|Born: 31 March
1732, Rohrau, Austria
Died: 31 May 1809, Vienna, Austria
Haydn, Franz Joseph
Haydn was the last great composer who served as a court composer and musician for counts and princes throughout most of his life, for whom he composed music, unprecedented in quantity and quality. Operas, symphonies, vocal and instrumental music, chamber music and pieces for gigantic orchestras - all were provided for his masters' demand.
His musical career took him from place to place; he began as a chorister at St. Stephen's Cathedral in Vienna, later he was appointed as a kapellmeister in the palace at Esterháza, where he served the Prince, but the latter's death in 1790 allowed Haydn to travel to London, back to Eisenstadt, and then he came back to retire in Vienna. He died there in 1809, as the soldiers of Napoleon entered the city.

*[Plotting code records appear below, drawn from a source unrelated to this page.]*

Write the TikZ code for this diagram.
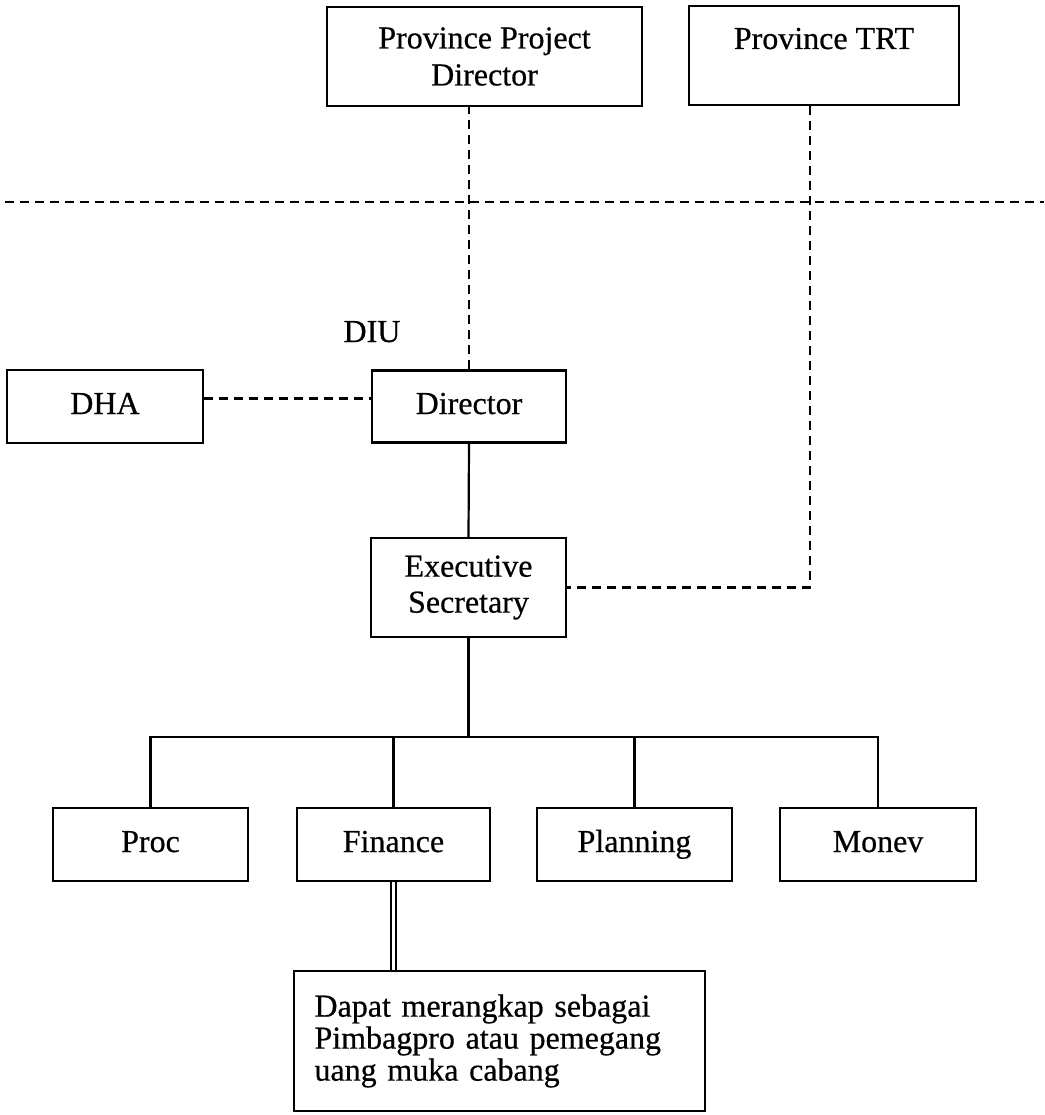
\documentclass[tikz,border=0pt]{standalone}
\usepackage{fontspec}
\setmainfont{Liberation Serif}[FakeBold=0.5]
\begin{document}
\begin{tikzpicture}[x=1pt,y=-1pt,
  txt/.style={font=\fontsize{32}{37}\selectfont},
  box/.style={draw, line width=2.2pt, inner sep=0pt, align=center, txt},
  onebox/.style={box, text height=22pt, text depth=7pt},
  dline/.style={line width=2.3pt, dash pattern=on 9pt off 6pt},
  sline/.style={line width=2.2pt},
]
\useasboundingbox (0,0) rectangle (1044,1115);
\fill[white] (0,0) rectangle (1044,1115);

% top boxes
\node[box, minimum width=315pt, minimum height=99pt] (ppd) at (484.5,56.5) {Province Project\\Director};
\node[box, minimum width=270pt, minimum height=99pt] (trt) at (824,55.5) {};
\node[txt, anchor=base, inner sep=0pt] (trtlabel) at (824,49) {Province TRT};

% divider
\coordinate (divL) at (5,202);
\coordinate (divR) at (1044,202);
\draw[dline] (divL) -- (divR);

% DIU level
\node[txt, anchor=base, inner sep=0pt] (diu) at (372,342) {DIU};
\node[onebox, minimum width=196pt, minimum height=73pt] (dha) at (105,406.5) {DHA};
\node[onebox, minimum width=194pt, minimum height=72pt] (dir) at (469,406.5) {Director};
\node[box, minimum width=195pt, minimum height=99pt, font=\fontsize{32}{36}\selectfont] (es) at (468.5,587.5) {Executive\\Secretary};

% units
\node[onebox, minimum width=195pt, minimum height=73pt] (proc)  at (150.5,844.5) {Proc};
\node[onebox, minimum width=193pt, minimum height=73pt] (fin)   at (393.5,844.5) {Finance};
\node[onebox, minimum width=195pt, minimum height=73pt] (plan)  at (634.5,844.5) {Planning};
\node[onebox, minimum width=196pt, minimum height=73pt] (monev) at (878,844.5) {Monev};

\node[box, minimum width=411pt, minimum height=140pt, text width=370pt, align=left,
      font=\fontsize{32}{32}\selectfont] (note) at (499.5,1041)
  {Dapat merangkap sebagai\\Pimbagpro atau pemegang\\uang muka cabang};

% dashed connectors
\draw[dline] (dir.north) -- (dir.north |- ppd.south);
\draw[dline] ([xshift=-14pt]trt.south) |- (es.east);
\draw[dline] ([yshift=8pt]dha.east) -- ([yshift=8pt]dir.west);

% solid connectors
\draw[sline] (dir.south) -- (es.north);
\coordinate (bus) at (468.5,737);
\draw[sline] (es.south) -- (bus);
\draw[sline] (proc.north) -- (proc.north |- bus) -- (monev.north |- bus) -- (monev.north);
\draw[sline] (fin.north) -- (fin.north |- bus);
\draw[sline] (plan.north) -- (plan.north |- bus);
\draw[line width=1.8pt, double, double distance=3pt] (fin.south) -- (fin.south |- note.north);
\end{tikzpicture}
\end{document}
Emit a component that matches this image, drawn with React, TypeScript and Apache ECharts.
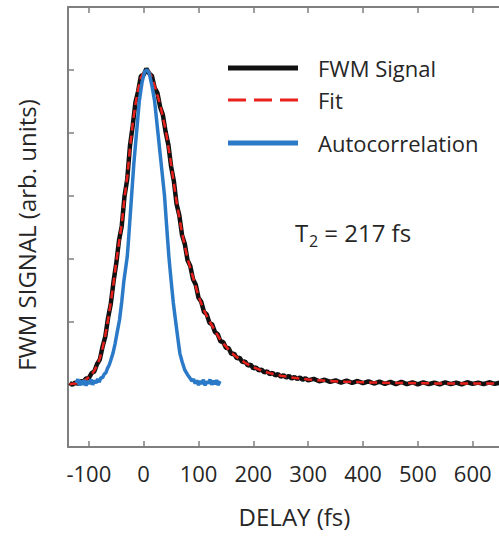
import React, { useEffect, useRef } from "react";
import * as echarts from "echarts";

// ---- data ----
const xTickValues = [-100, 0, 100, 200, 300, 400, 500, 600];

const fwmDelay = [
  -135, -130, -125, -120, -115, -110, -105, -100, -95, -90, -85, -80, -75, -70, -65, -60, -55, -50, -45, -40,
  -35, -30, -25, -20, -15, -10, -5, 0, 5, 10, 15, 20, 25, 30, 35, 40, 45, 50, 55, 60,
  65, 70, 75, 80, 85, 90, 95, 100, 105, 110, 115, 120, 125, 130, 135, 140, 145, 150, 155, 160,
  165, 170, 175, 180, 185, 190, 195, 200, 205, 210, 215, 220, 225, 230, 235, 240, 245, 250, 255, 260,
  265, 270, 275, 280, 285, 290, 295, 300, 310, 320, 330, 340, 350, 360, 370, 380, 390, 400, 410, 420,
  430, 440, 450, 460, 470, 480, 490, 500, 510, 520, 530, 540, 550, 560, 570, 580, 590, 600, 610, 620,
  630, 640, 650,
];
const fwmSignal = [
  0.004, -0.002, 0.005, 0.001, 0.009, 0.007, 0.018, 0.019, 0.035, 0.04, 0.064, 0.078, 0.119, 0.151, 0.21, 0.255, 0.326, 0.384, 0.457, 0.503,
  0.597, 0.652, 0.758, 0.822, 0.897, 0.933, 0.981, 0.984, 1.004, 0.989, 0.981, 0.943, 0.927, 0.882, 0.857, 0.803, 0.762, 0.693, 0.647, 0.573,
  0.537, 0.474, 0.446, 0.394, 0.376, 0.334, 0.316, 0.275, 0.262, 0.23, 0.222, 0.195, 0.19, 0.166, 0.159, 0.136, 0.134, 0.116, 0.114, 0.096,
  0.097, 0.082, 0.084, 0.07, 0.072, 0.059, 0.062, 0.05, 0.053, 0.044, 0.046, 0.037, 0.041, 0.032, 0.036, 0.028, 0.032, 0.024, 0.028, 0.021,
  0.026, 0.018, 0.023, 0.016, 0.021, 0.014, 0.019, 0.012, 0.017, 0.009, 0.014, 0.007, 0.012, 0.005, 0.011, 0.004, 0.01, 0.003, 0.009, 0.002,
  0.008, 0.001, 0.007, 0.0, 0.007, 0.0, 0.006, -0.001, 0.006, 0.0, 0.005, -0.001, 0.006, 0.0, 0.005, -0.001, 0.006, 0.001, 0.005, 0.0,
  0.006, 0.001, 0.005,
];

const fitDelay = [
  -135, -130, -125, -120, -115, -110, -105, -100, -95, -90, -85, -80, -75, -70, -65, -60, -55, -50, -45, -40,
  -35, -30, -25, -20, -15, -10, -5, 0, 5, 10, 15, 20, 25, 30, 35, 40, 45, 50, 55, 60,
  65, 70, 75, 80, 85, 90, 95, 100, 105, 110, 115, 120, 125, 130, 135, 140, 145, 150, 155, 160,
  165, 170, 175, 180, 185, 190, 195, 200, 210, 220, 230, 240, 250, 260, 270, 280, 290, 300, 320, 340,
  360, 380, 400, 450, 500, 550, 600, 648,
];
const fitValues = [
  0.0, 0.001, 0.002, 0.003, 0.006, 0.01, 0.015, 0.022, 0.031, 0.043, 0.06, 0.082, 0.115, 0.155, 0.205, 0.26, 0.32, 0.39, 0.45, 0.51,
  0.59, 0.66, 0.75, 0.83, 0.89, 0.94, 0.975, 0.99, 1.0, 0.995, 0.975, 0.95, 0.92, 0.89, 0.85, 0.81, 0.755, 0.7, 0.64, 0.58,
  0.53, 0.48, 0.44, 0.4, 0.37, 0.34, 0.31, 0.28, 0.257, 0.235, 0.217, 0.2, 0.185, 0.17, 0.155, 0.14, 0.13, 0.12, 0.11, 0.1,
  0.093, 0.086, 0.08, 0.074, 0.068, 0.063, 0.058, 0.054, 0.047, 0.04, 0.035, 0.031, 0.027, 0.024, 0.021, 0.019, 0.017, 0.015, 0.012, 0.01,
  0.008, 0.007, 0.006, 0.004, 0.003, 0.002, 0.002, 0.002,
];

const acDelay = [
  -123, -120, -117, -114, -111, -108, -105, -102, -99, -96, -93, -90, -87, -84, -81, -78, -75, -72, -69, -66,
  -63, -60, -56, -52, -48, -44, -40, -36, -32, -30, -28, -26, -22, -18, -13, -8, -3, 2, 6, 10,
  15, 20, 26, 32, 38, 42, 46, 50, 54, 58, 62, 66, 70, 75, 80, 84, 88, 91, 94, 97,
  100, 103, 106, 109, 112, 115, 118, 121, 124, 127, 130, 133, 136, 139,
];
const acValues = [
  0.004, 0.016, -0.004, 0.011, -0.002, 0.013, -0.005, 0.009, 0.001, 0.015, -0.002, 0.012, 0.003, 0.017, 0.006, 0.021, 0.02, 0.032, 0.036, 0.05,
  0.06, 0.076, 0.098, 0.13, 0.168, 0.205, 0.262, 0.33, 0.38, 0.405, 0.45, 0.5, 0.6, 0.7, 0.8, 0.9, 0.96, 0.995, 1.0, 0.99,
  0.95, 0.9, 0.8, 0.7, 0.6, 0.5, 0.405, 0.33, 0.26, 0.204, 0.15, 0.098, 0.072, 0.045, 0.03, 0.02, 0.01, 0.016, 0.002, 0.012,
  -0.003, 0.01, 0.001, 0.014, -0.004, 0.008, 0.003, 0.015, -0.002, 0.011, 0.0, 0.013, -0.003, 0.01,
];

const seriesNames = ["FWM Signal", "Fit", "Autocorrelation"];
const seriesColors = ["#111111", "#e8211d", "#2b7ac8"];

const FONT = "'Open Sans', 'DejaVu Sans', sans-serif";
const TEXT = "#262626";
const AXIS = "#7f7f7f";

export default function App() {
  const ref = useRef<HTMLDivElement>(null);

  useEffect(() => {
    if (!ref.current) return;
    const chart = echarts.init(ref.current, undefined, { renderer: "svg" });

    const zip = (xs: number[], ys: number[]) => xs.map((x, i) => [x, ys[i]]);

    const legendY = [68, 100, 143];
    const legendGraphics: any[] = [];
    seriesNames.forEach((name, i) => {
      legendGraphics.push({
        type: "line",
        shape: { x1: 228, y1: legendY[i], x2: 298, y2: legendY[i] },
        style: {
          stroke: seriesColors[i],
          lineWidth: i === 1 ? 3 : 5,
          lineDash: i === 1 ? [18, 8] : null,
        },
        silent: true,
      });
      legendGraphics.push({
        type: "text",
        x: 318,
        y: legendY[i],
        style: {
          text: name,
          fill: TEXT,
          font: `22px ${FONT}`,
          textVerticalAlign: "middle",
        },
      });
    });

    const option: any = {
      animation: false,
      backgroundColor: "#ffffff",
      grid: { left: 68, right: 0, top: 7, bottom: 90 },
      xAxis: [
        {
          type: "value",
          min: -138,
          max: 648,
          position: "bottom",
          name: "DELAY (fs)",
          nameLocation: "middle",
          nameGap: 57,
          nameTextStyle: { fontSize: 24, color: TEXT, fontFamily: FONT, padding: [0, 0, 0, 22] },
          axisLine: { show: true, onZero: false, lineStyle: { color: AXIS, width: 2 } },
          axisTick: { show: true, inside: true, length: 6, lineStyle: { color: AXIS, width: 1.5 }, customValues: xTickValues },
          axisLabel: { show: true, fontSize: 22, color: TEXT, fontFamily: FONT, margin: 15, customValues: xTickValues },
          splitLine: { show: false },
        },
        {
          type: "value",
          min: -138,
          max: 648,
          position: "top",
          axisLine: { show: true, onZero: false, lineStyle: { color: AXIS, width: 2 } },
          axisTick: { show: true, inside: true, length: 6, lineStyle: { color: AXIS, width: 1.5 }, customValues: xTickValues },
          axisLabel: { show: false },
          splitLine: { show: false },
        },
      ],
      yAxis: {
        type: "value",
        min: -0.2,
        max: 1.2,
        interval: 0.2,
        name: "FWM SIGNAL (arb. units)",
        nameLocation: "middle",
        nameGap: 30,
        nameTextStyle: { fontSize: 24, color: TEXT, fontFamily: FONT, padding: [0, 16, 0, 0] },
        axisLine: { show: true, onZero: false, lineStyle: { color: AXIS, width: 2 } },
        axisTick: { show: true, inside: true, length: 6, lineStyle: { color: AXIS, width: 1.5 } },
        axisLabel: { show: false },
        splitLine: { show: false },
      },
      series: [
        {
          name: seriesNames[0],
          type: "line",
          xAxisIndex: 0,
          data: zip(fwmDelay, fwmSignal),
          showSymbol: false,
          symbol: "none",
          lineStyle: { color: seriesColors[0], width: 4.5 },
          z: 2,
        },
        {
          name: seriesNames[1],
          type: "line",
          xAxisIndex: 0,
          data: zip(fitDelay, fitValues),
          showSymbol: false,
          symbol: "none",
          lineStyle: { color: seriesColors[1], width: 2.5, type: [8, 5] },
          z: 3,
        },
        {
          name: seriesNames[2],
          type: "line",
          xAxisIndex: 0,
          data: zip(acDelay, acValues),
          showSymbol: false,
          symbol: "none",
          lineStyle: { color: seriesColors[2], width: 3.5 },
          z: 4,
        },
      ],
      graphic: [
        ...legendGraphics,
        {
          type: "text",
          x: 295,
          y: 232,
          style: { text: "T", fill: TEXT, font: `24px ${FONT}`, textVerticalAlign: "middle" },
        },
        {
          type: "text",
          x: 309,
          y: 241,
          style: { text: "2", fill: TEXT, font: `16px ${FONT}`, textVerticalAlign: "middle" },
        },
        {
          type: "text",
          x: 318,
          y: 232,
          style: { text: " = 217 fs", fill: TEXT, font: `24px ${FONT}`, textVerticalAlign: "middle" },
        },
      ],
    };

    chart.setOption(option);
    return () => chart.dispose();
  }, []);

  return (
    <div
      ref={ref}
      style={{ position: "fixed", left: 0, top: 0, width: 499, height: 537 }}
    />
  );
}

He is considered the father and the first great master of the string quartet, and his student Mozart even dedicated a series of quartets to him. Haydn also created another chamber musical form - the piano trio.
For some time, he wrote masses, required by an Austrian prince he served, who disliked instrumental music, and it was at that time when he wrote his famous oratorio "The Creation" ("Die Schöpfung"). His oratorios were inspired by hearing Handel's "Messiah" at Westminster Abbey, during his visit to London. He wrote over one hundred symphonies, the most familiar of which are the "The Surprise", No. 96 and "The London" Symphony No. 104. He devoted his Trumpet Concerto to the novelty then recently invented - a trumpet with valves and keys. He was one of Beethoven's teachers, and one of the most important composers in music history, also considered as "the father of symphony".